Через пять минут, сотрясая своими сапожищами лестницу, старый доктор поднялся наверх и заговорил со мной:
— Как видите, ханым-эфенди, у нас раненый. Опасного ничего нет, но он нуждается в уходе. Я скоро должен уехать. Что надо делать? Небольшие перевязки. Но боюсь, больной может получить заражение крови. Здешний народ не очень верит докторам, и при случае крестьяне тотчас прибегают ко всяким знахарским снадобьям. Им ничего не стоит залепить рану какой-нибудь дрянью. Вы все-таки женщина образованная. Сейчас я вам объясню, что надо делать. Будете ухаживать за больным, пока он не встанет на ноги. Только не знаю, сумеете ли вы выдержать эти…
— Выдержу, доктор-бей. У меня крепкие нервы. Я ничего не боюсь.
Старик удивленно взглянул на меня.
— А ну-ка, открой лицо, я посмотрю, какая ты есть.
В бесцеремонных словах доктора было что-то подкупающее, искреннее… Я, не стесняясь, подняла чадру и даже легонько улыбнулась.
Лицо доктора выразило изумление; он всплеснул руками и вдруг залился смехом.

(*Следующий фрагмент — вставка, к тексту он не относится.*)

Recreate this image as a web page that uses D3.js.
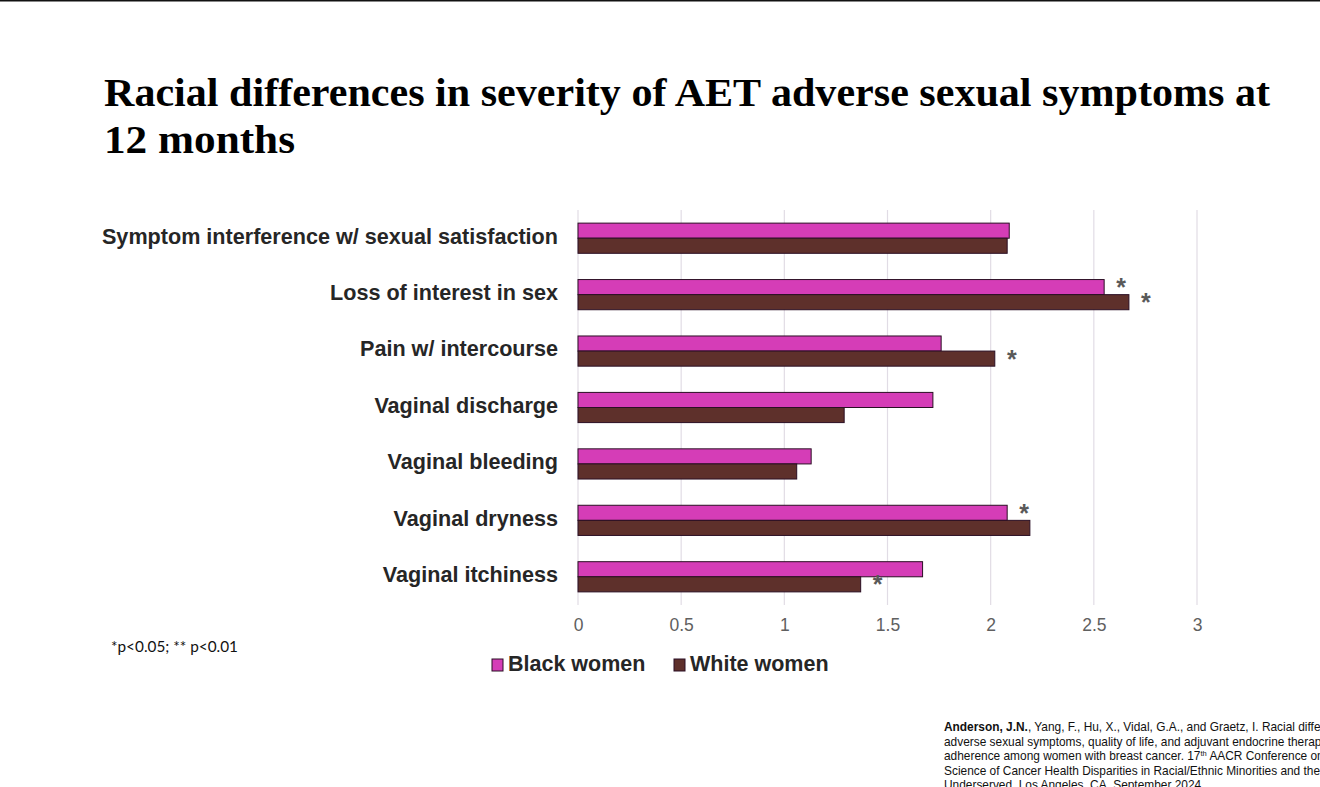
<!DOCTYPE html>
<html>
<head>
<meta charset="utf-8">
<script src="https://cdn.jsdelivr.net/npm/d3@7"></script>
<style>
  html, body { margin: 0; padding: 0; background: #fff; }
  svg { display: block; }
</style>
</head>
<body>
<div id="chart"></div>
<script>
// ---- data ----
const categories = [
  "Symptom interference w/ sexual satisfaction",
  "Loss of interest in sex",
  "Pain w/ intercourse",
  "Vaginal discharge",
  "Vaginal bleeding",
  "Vaginal dryness",
  "Vaginal itchiness"
];
const seriesNames = ["Black women", "White women"];
const blackWomen = [2.09, 2.55, 1.76, 1.72, 1.13, 2.08, 1.67];
const whiteWomen = [2.08, 2.67, 2.02, 1.29, 1.06, 2.19, 1.37];
const blackSig = [false, true, false, false, false, true, false];
const whiteSig = [false, true, true, false, false, false, true];
const xTicks = [0, 0.5, 1, 1.5, 2, 2.5, 3];
const titleLines = [
  "Racial differences in severity of AET adverse sexual symptoms at",
  "12 months"
];
const footnote = "*p<0.05; ** p<0.01";

// ---- layout ----
const W = 1320, H = 787;
const colors = ["#D53DB7", "#5E302B"];
const svg = d3.select("#chart").append("svg").attr("width", W).attr("height", H);

svg.append("rect").attr("x", 0).attr("y", 0).attr("width", W).attr("height", H).attr("fill", "#fff");
svg.append("rect").attr("x", 0).attr("y", 0).attr("width", W).attr("height", 1.5).attr("fill", "#111");

// title
const titleWidths = [1166, 191];
svg.selectAll("text.title").data(titleLines).enter().append("text")
  .attr("class", "title")
  .attr("x", 104)
  .attr("y", (d, i) => 106 + i * 47)
  .attr("font-family", "'Liberation Serif', serif")
  .attr("font-weight", "bold")
  .attr("font-size", 39)
  .attr("fill", "#000")
  .attr("textLength", (d, i) => titleWidths[i])
  .attr("lengthAdjust", "spacingAndGlyphs")
  .text(d => d);

// scales
const plotLeft = 578, plotRight = 1197, plotTop = 210, plotBottom = 605;
const x = d3.scaleLinear().domain([0, 3]).range([plotLeft, plotRight]);
const y = d3.scaleBand().domain(categories).range([plotTop, plotBottom]).paddingInner(0.465).paddingOuter(0.2325);
const ySub = d3.scaleBand().domain(seriesNames).range([0, y.bandwidth()]);

// gridlines
svg.append("g").selectAll("line").data(xTicks).enter().append("line")
  .attr("x1", d => x(d)).attr("x2", d => x(d))
  .attr("y1", plotTop).attr("y2", plotBottom)
  .attr("stroke", "#e1dce5").attr("stroke-width", 1.2);

// x axis
const xAxis = d3.axisBottom(x).tickValues(xTicks).tickSize(0).tickPadding(0)
  .tickFormat(d => String(d));
const gx = svg.append("g").attr("transform", `translate(0,${plotBottom + 14})`).call(xAxis);
gx.select(".domain").remove();
gx.selectAll("text")
  .attr("font-family", "'Liberation Sans', Arial, sans-serif")
  .attr("font-size", 17.5)
  .attr("fill", "#606060")
  .attr("dy", "0.71em");

// y labels
const yAxis = d3.axisLeft(y).tickSize(0).tickPadding(0);
const gy = svg.append("g").attr("transform", `translate(${plotLeft - 20},0)`).call(yAxis);
gy.select(".domain").remove();
gy.selectAll("text")
  .attr("font-family", "'Liberation Sans', Arial, sans-serif")
  .attr("font-weight", "bold")
  .attr("font-size", 21.6)
  .attr("fill", "#262626")
  .attr("dy", "0.25em");

// bars
const rows = categories.map((c, i) => ({
  cat: c,
  vals: [
    { s: seriesNames[0], v: blackWomen[i], sig: blackSig[i], k: 0 },
    { s: seriesNames[1], v: whiteWomen[i], sig: whiteSig[i], k: 1 }
  ]
}));
const g = svg.append("g").selectAll("g").data(rows).enter().append("g")
  .attr("transform", d => `translate(0,${y(d.cat)})`);
g.selectAll("rect").data(d => d.vals).enter().append("rect")
  .attr("x", x(0))
  .attr("y", d => ySub(d.s))
  .attr("width", d => x(d.v) - x(0))
  .attr("height", ySub.bandwidth())
  .attr("fill", d => colors[d.k])
  .attr("stroke", "#2b0f24")
  .attr("stroke-width", 1);

// significance stars
g.selectAll("text.star").data(d => d.vals.filter(v => v.sig)).enter().append("text")
  .attr("class", "star")
  .attr("x", d => x(d.v) + 17)
  .attr("y", d => ySub(d.s) + ySub.bandwidth() / 2 - 5 + 14)
  .attr("text-anchor", "middle")
  .attr("font-family", "'Liberation Sans', Arial, sans-serif")
  .attr("font-weight", "bold")
  .attr("font-size", 25)
  .attr("fill", "#595959")
  .text("*");

// footnote
svg.append("text")
  .attr("x", 111).attr("y", 652)
  .attr("font-family", "Lato, 'Open Sans', sans-serif")
  .attr("font-size", 14.5)
  .attr("fill", "#111")
  .attr("textLength", 127)
  .attr("lengthAdjust", "spacingAndGlyphs")
  .text(footnote);

// legend
const legendX = [492, 674];
const lg = svg.append("g").selectAll("g").data(seriesNames).enter().append("g")
  .attr("transform", (d, i) => `translate(${legendX[i]},659)`);
lg.append("rect").attr("x", 0).attr("y", 0).attr("width", 11).attr("height", 12)
  .attr("fill", (d, i) => colors[i]).attr("stroke", "#2b0f24").attr("stroke-width", 1);
lg.append("text").attr("x", 16).attr("y", 12)
  .attr("font-family", "'Liberation Sans', Arial, sans-serif")
  .attr("font-weight", "bold")
  .attr("font-size", 21.5)
  .attr("fill", "#262626")
  .text(d => d);

// citation
const cite = svg.append("g")
  .attr("font-family", "'Liberation Sans', Arial, sans-serif")
  .attr("font-size", 11.9)
  .attr("fill", "#111");
const c1 = cite.append("text").attr("x", 944).attr("y", 731);
c1.append("tspan").attr("font-weight", "bold").text("Anderson, J.N.");
c1.append("tspan").text(", Yang, F., Hu, X., Vidal, G.A., and Graetz, I. Racial differences in severity of AET");
cite.append("text").attr("x", 944).attr("y", 745.5).text("adverse sexual symptoms, quality of life, and adjuvant endocrine therapy");
const c3 = cite.append("text").attr("x", 944).attr("y", 760);
c3.append("tspan").text("adherence among women with breast cancer. 17");
c3.append("tspan").attr("font-size", 7.5).attr("dy", -4).text("th");
c3.append("tspan").attr("dy", 4).text(" AACR Conference on the");
cite.append("text").attr("x", 944).attr("y", 774.5).text("Science of Cancer Health Disparities in Racial/Ethnic Minorities and the Medically");
cite.append("text").attr("x", 944).attr("y", 789).text("Underserved, Los Angeles, CA, September 2024.");
</script>
</body>
</html>
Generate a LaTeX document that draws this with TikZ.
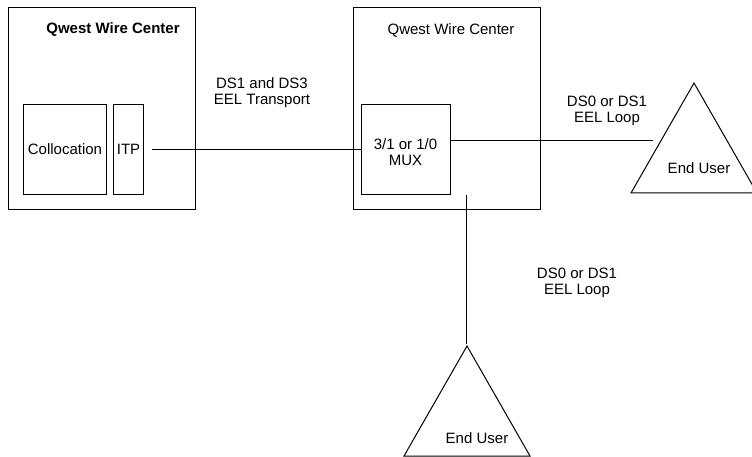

— Что ты делаешь в этой деревне?
Я даже растерялась. Может, этот человек знает меня? Мне захотелось все превратить в шутку. У доктора было лицо, внушающее доверие и располагающее к себе.
— Надеюсь, вы не станете утверждать, доктор, что знаете меня?
— Тебя — нет, но подобных тебе людей, такую разновидность я очень хорошо знаю. К сожалению, они начали вымирать, да, исчезать с лица земли.
— Как мамонты, эфендим?
Моя склонность к шуткам, которую я уже пять месяцев держала под замком, вдруг прорвалась наружу. Сестра Алекси всегда говорила, что меня нельзя баловать, так как я тотчас начинаю шалить, беситься, коверкать слова, в общем, вести себя, как малое дитя.
Доктор производил на меня впечатление человека мудрого, с чистым сердцем. Он опять громко расхохотался и сказал:
— Ах ты, изящное, маленькое, веселое существо, совсем непохожее на огромных и безобразных предков теперешних слонов! Я стар и поэтому могу добавить еще эпитет «красивое». Так вот, красивый благородный ребенок, отвечай мне, как ты сюда попала?
Под грубым словцом, под раскатистым хохотом уездного военного врача нельзя было не уловить едва заметного сострадания.